Bozmadıkları, karıştırmadıkları, dağıtmadıkları hiçbir kurum ve kuruluş kalmadı.

80 öncesinde bile insanlar umutlarını bu kadar yitirmemişti.
Yüz yılın kiniyle insana ait, ne varsa hepsini silip süpürüyorlar.

Hatırlıyor musunuz? Hamile kadının sokakta gezmesinden bile milletin kırk yıl geçse aklının ucundan geçmeyecek ne sonuçlar çıkarmıştılar.

Haklı olarak üniversiteleri bu hale getirenlere, rektörlere ve onları atayanlara sormak zorundayız.
Bu kadar kısa sürede üniversiteleri bu hale nasıl getirdiniz?

Üniversitelerde 20 yıldır eğitimciler değil de, milletin çocuklarının namusuna göz diken namussuzların cirit atmasına nasıl müsaade ettiniz?

Bütün bunlar olurken siz devlet olarak, neredeydiniz?
Bu işin sorumlusu siz değilseniz kim?
Millet devlete güvenmeyecekte, kime güvenecek?
Millet Çocuklarını size değil de kime teslim edecek?

Soruları çoğaltmak mümkün, ama ne söylesek boş.
Sayın profesör mesajını verdi.
Sinyali çakanda, alanda, alacağını aldı, vereceğini verdi.
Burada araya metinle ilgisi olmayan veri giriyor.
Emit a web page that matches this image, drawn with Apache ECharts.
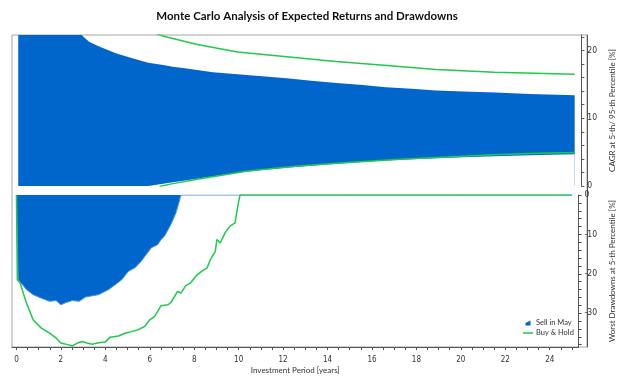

O iş bitti.

İnsanlar torpillerinize de, kayırmalarınıza da, sürprizlerinize de o kadar alıştı ki
Yarın üzülerek, bu ahlaksız ahlakçı da, kim bilir nasıl mükâfatlandırılacak?
Hangi yüksek makama atanıp, kaç yerden, kaç bin lira maaş alacak? Diye düşünmeden edemiyor.

Bu iş sadece bizim için değil, bütün milletler için bir var oluş ve yok oluş meselesi.
Cehalet karanlığın kilidi, eğitimse aydınlığın anahtarıdır. Göz ardı edilemez.

Hangisini seçeceğinize, hangisinden yana olacağınıza
Milletin bir yerine koyup trilyonları götüren hırsızla
''Üniversiteler fuhuş evi'' diyen ahlaksız arasında gerekli bağı kurarak başlayabilirsiniz.

ATATAÜRK'ÜN güzel ruhu şad olsun ki, cumhuriyette böyle bir seçeneğiniz var.
Karanlıkta, aydınlıkta sizin elinizde. Karanlık, ya da aydınlığı seçecek olan sizsiniz.